Saka Kız “Nerantzula”ya ilk aşkın saflığı ile bağlanan Marku
onun Epaminondas adında bir sevgilisi daha olduğunu öğreninice yıkılır ama
yılmaz. Marku ve Epaminondas bir yandan Nerantzula’nın tek sevgilisi olmak için
rekabet ederken diğer yandan genç kızı tehlikelerden, saldırılardan beraberce
korur. Bir süre sonra evlere su tesisatı bağlanıp sakalık işi bitince
Nerantzula ortadan kaybolur. Marku ve Epaminondas da kaybettikleri sevgiliyi
beraberce ararlar. Artık aralarında bir kader bağı vardır.
İki arkadaş ve rakibin aşkları hiç sönmez ve ısrarla
Nerantzula’yı ararlar.

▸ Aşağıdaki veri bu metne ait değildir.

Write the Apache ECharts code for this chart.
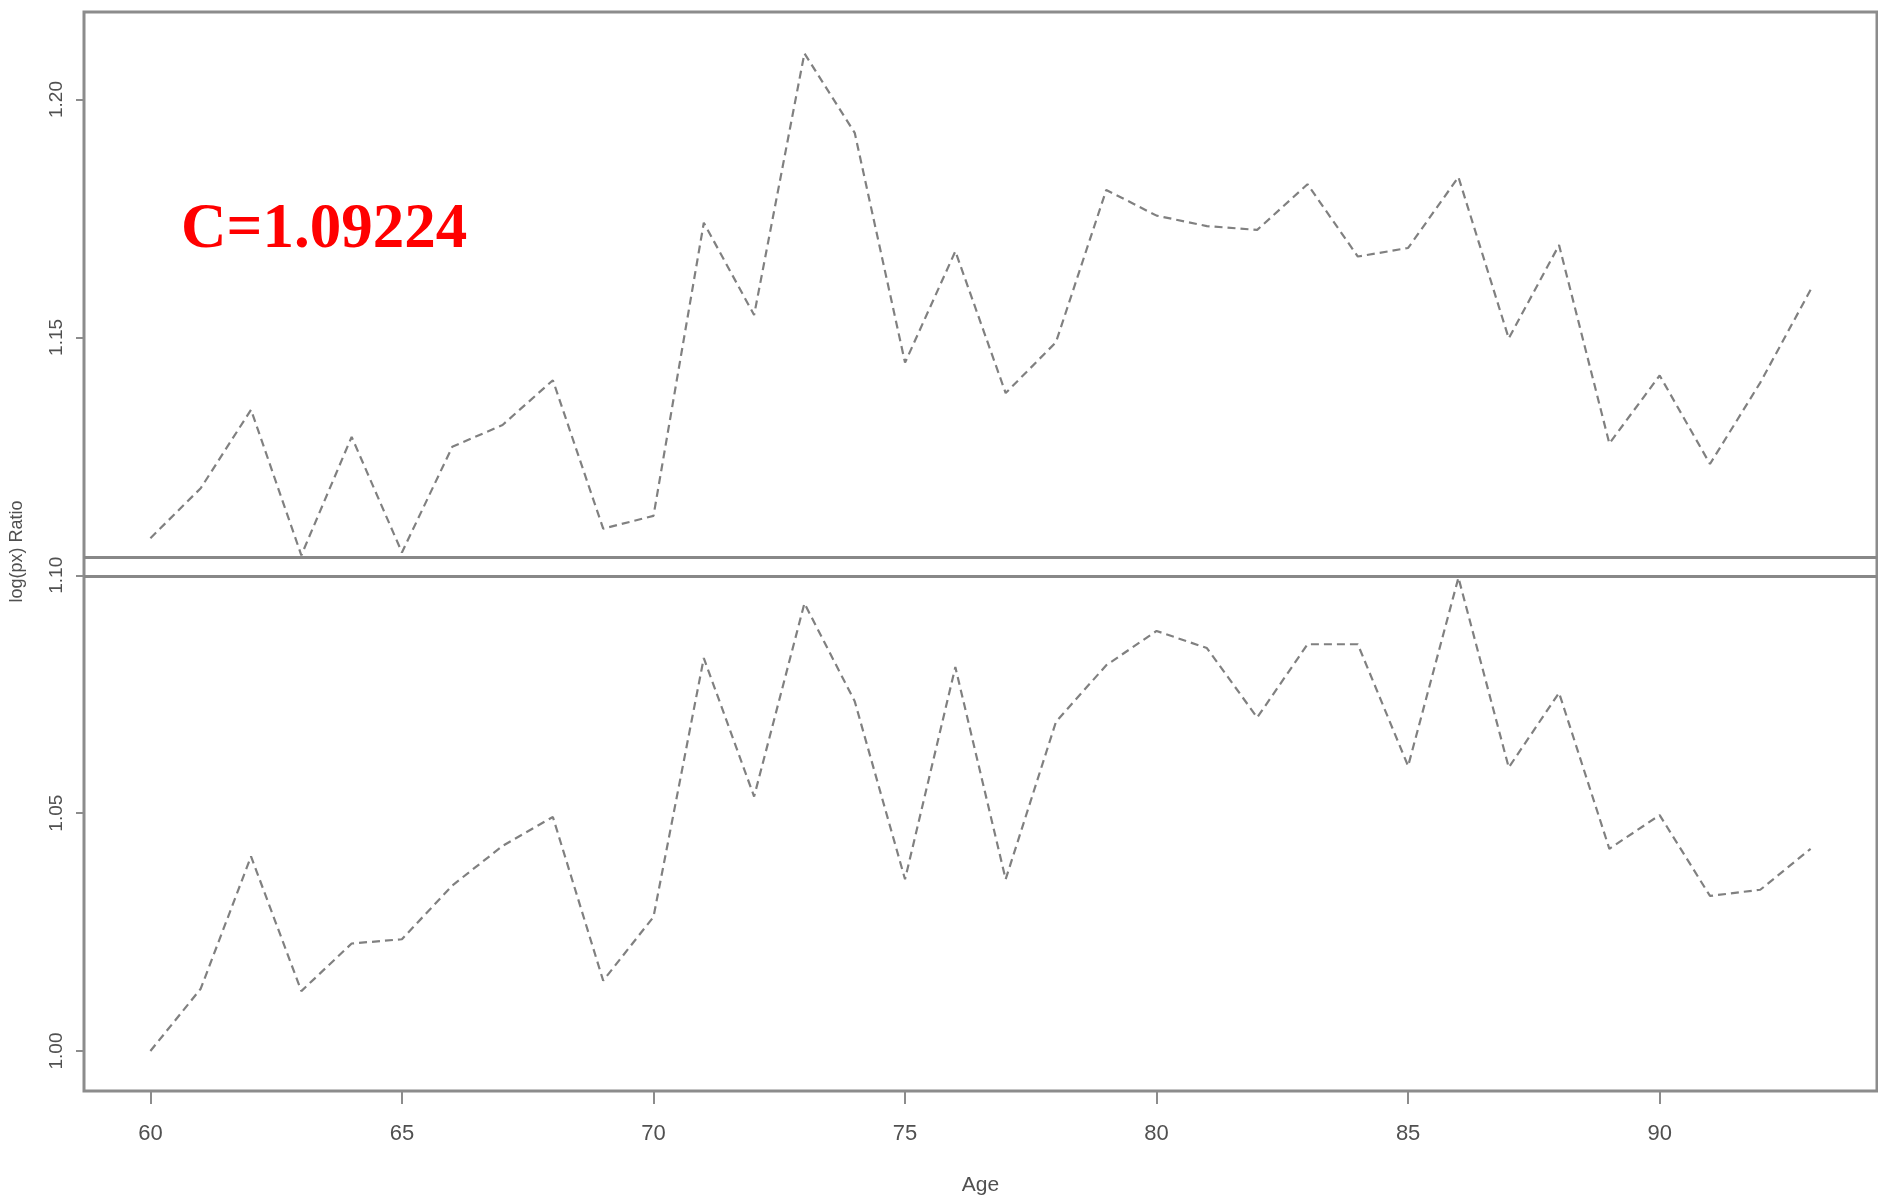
<!DOCTYPE html>
<html>
<head>
<meta charset="utf-8">
<script src="https://cdn.jsdelivr.net/npm/echarts@6/dist/echarts.min.js"></script>
<style>
html,body{margin:0;padding:0;background:#fff;}
#chart{width:1878px;height:1199px;}
</style>
</head>
<body>
<div id="chart"></div>
<script>
// ---- data ----
var ages = [60,61,62,63,64,65,66,67,68,69,70,71,72,73,74,75,76,77,78,79,80,81,82,83,84,85,86,87,88,89,90,91,92,93];
var upperRatio = [1.1078,1.1183,1.1348,1.1042,1.1291,1.1048,1.1270,1.1316,1.1410,1.1098,1.1125,1.1741,1.1547,1.2097,1.1930,1.1447,1.1681,1.1383,1.1490,1.1810,1.1756,1.1734,1.1726,1.1822,1.1670,1.1688,1.1837,1.1498,1.1694,1.1277,1.1420,1.1234,1.1405,1.1600];
var lowerRatio = [1.0000,1.0131,1.0409,1.0126,1.0226,1.0235,1.0348,1.0431,1.0492,1.0148,1.0282,1.0826,1.0535,1.0941,1.0735,1.0361,1.0807,1.0361,1.0692,1.0811,1.0883,1.0847,1.0701,1.0855,1.0855,1.0599,1.0995,1.0596,1.0753,1.0425,1.0496,1.0326,1.0339,1.0425];
var xTicks = [60,65,70,75,80,85,90];
var yTicks = [1.00,1.05,1.10,1.15,1.20];
var panelLines = [1.1038, 1.0998];
var annotation = 'C=1.09224';
var xMin = 58.68, xMax = 94.32, yMin = 0.9916, yMax = 1.2184;

var chart = echarts.init(document.getElementById('chart'), null, {renderer:'canvas'});
function pairs(vals){ return ages.map(function(a,i){ return [a, vals[i]]; }); }
var frameColor = '#8c8c8c';
var labelColor = '#505050';
var dash = {color:'#808080', width:2.2, type:[8,5]};
var panelStyle = {color:'#888888', width:3, type:'solid'};

chart.setOption({
  animation:false,
  backgroundColor:'#ffffff',
  grid:{left:84, right:1, top:12, bottom:108, containLabel:false, outerBoundsMode:'none',
    show:true, borderColor:frameColor, borderWidth:3, backgroundColor:'transparent'},
  xAxis:{
    type:'value', min:xMin, max:xMax,
    name:'Age', nameLocation:'middle', nameGap:84,
    nameTextStyle:{fontFamily:'Liberation Sans Narrow, Liberation Sans, sans-serif', fontSize:21, color:labelColor},
    axisLine:{show:false},
    splitLine:{show:false},
    axisTick:{show:true, length:13, lineStyle:{color:frameColor, width:2}, customValues:xTicks},
    axisLabel:{color:labelColor, fontFamily:'Liberation Sans Narrow, Liberation Sans, sans-serif', fontSize:22, margin:32, customValues:xTicks}
  },
  yAxis:{
    type:'value', min:yMin, max:yMax,
    name:'log(px) Ratio', nameLocation:'middle', nameGap:58, nameRotate:90,
    nameTextStyle:{fontFamily:'Liberation Sans, sans-serif', fontSize:18, color:labelColor},
    axisLine:{show:false},
    splitLine:{show:false},
    axisTick:{show:true, length:8, lineStyle:{color:frameColor, width:2}, customValues:yTicks},
    axisLabel:{color:labelColor, fontFamily:'Liberation Sans, sans-serif', fontSize:19, rotate:90, margin:18,
      customValues:yTicks, formatter:function(v){ return v.toFixed(2); }}
  },
  graphic:[{
    type:'text', left:181, top:199, z:100,
    style:{text:annotation, fill:'#ff0000', font:'bold 63px "Liberation Serif", "Times New Roman", serif'}
  }],
  series:[
    {type:'line', data:pairs(upperRatio), symbol:'none', lineStyle:dash, z:3,
      markLine:{silent:true, symbol:['none','none'], label:{show:false}, lineStyle:panelStyle,
        data:panelLines.map(function(v){ return [{coord:[xMin, v]}, {coord:[xMax, v]}]; })}},
    {type:'line', data:pairs(lowerRatio), symbol:'none', lineStyle:dash, z:3}
  ]
});
</script>
</body>
</html>
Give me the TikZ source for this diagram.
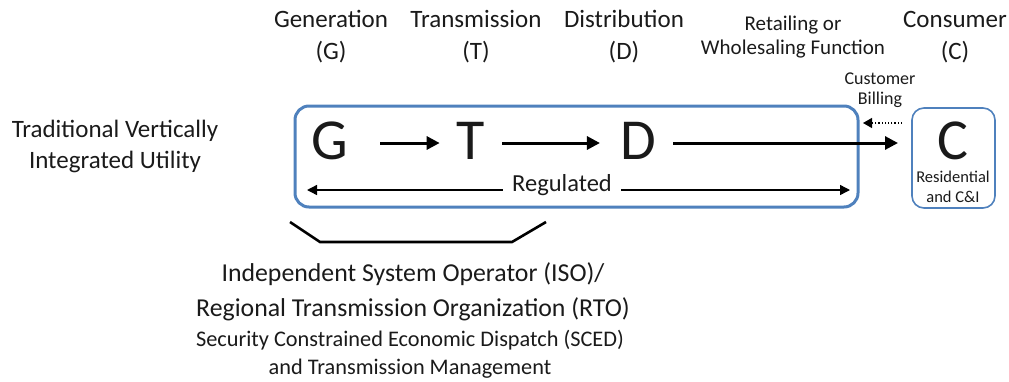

Nerantzula’yı bulduklarında ise artık çok şey
değişmiştir. Onun için Marku ve Leo çocukluk aşkı olarak hoş bir anıdır. Artık
genç bir kadın olan Nerantzula’nın şimdi yaşamında bir omurilik felçlisi olan
Aurell vardır ve hayatını ona adamıştır.
Kırık aşk öyküleri, çekilen çileler, bol acı... 60’lı
yılların Türk filmlerini hatılatan bir atmosfer. Romanın hazin bir sonla olsa
da İstanbul’da Boğaz sularında bitmesi de ilginç bir ayrıntı.
Panait Istradi’nin Gorki ya da Orhan Kemal’e benzetilmesi
boşuna değil. Istradi’nin gerçekçi bir anlatımı var. Ama bu gerçekçiliği kuru
değil. Yani aynayı sokağa tutup bizim yaşadıklarımızı bize aksettirmekle
yetinmiyor içten bir anlatımla okunaklı kılıyor, edebi bir eser haline
getiriyor. “Nerantzula” Istradi’nin başyapıtlarından değil ama keyifle okunan
bir roman. İyi bir anlatımı, akıcı bir öyküsü var. Bize çok yakın gelecek
ortamlarda geçen bir aşk üçgenini ve sonrasında yaşananları anlatıyor.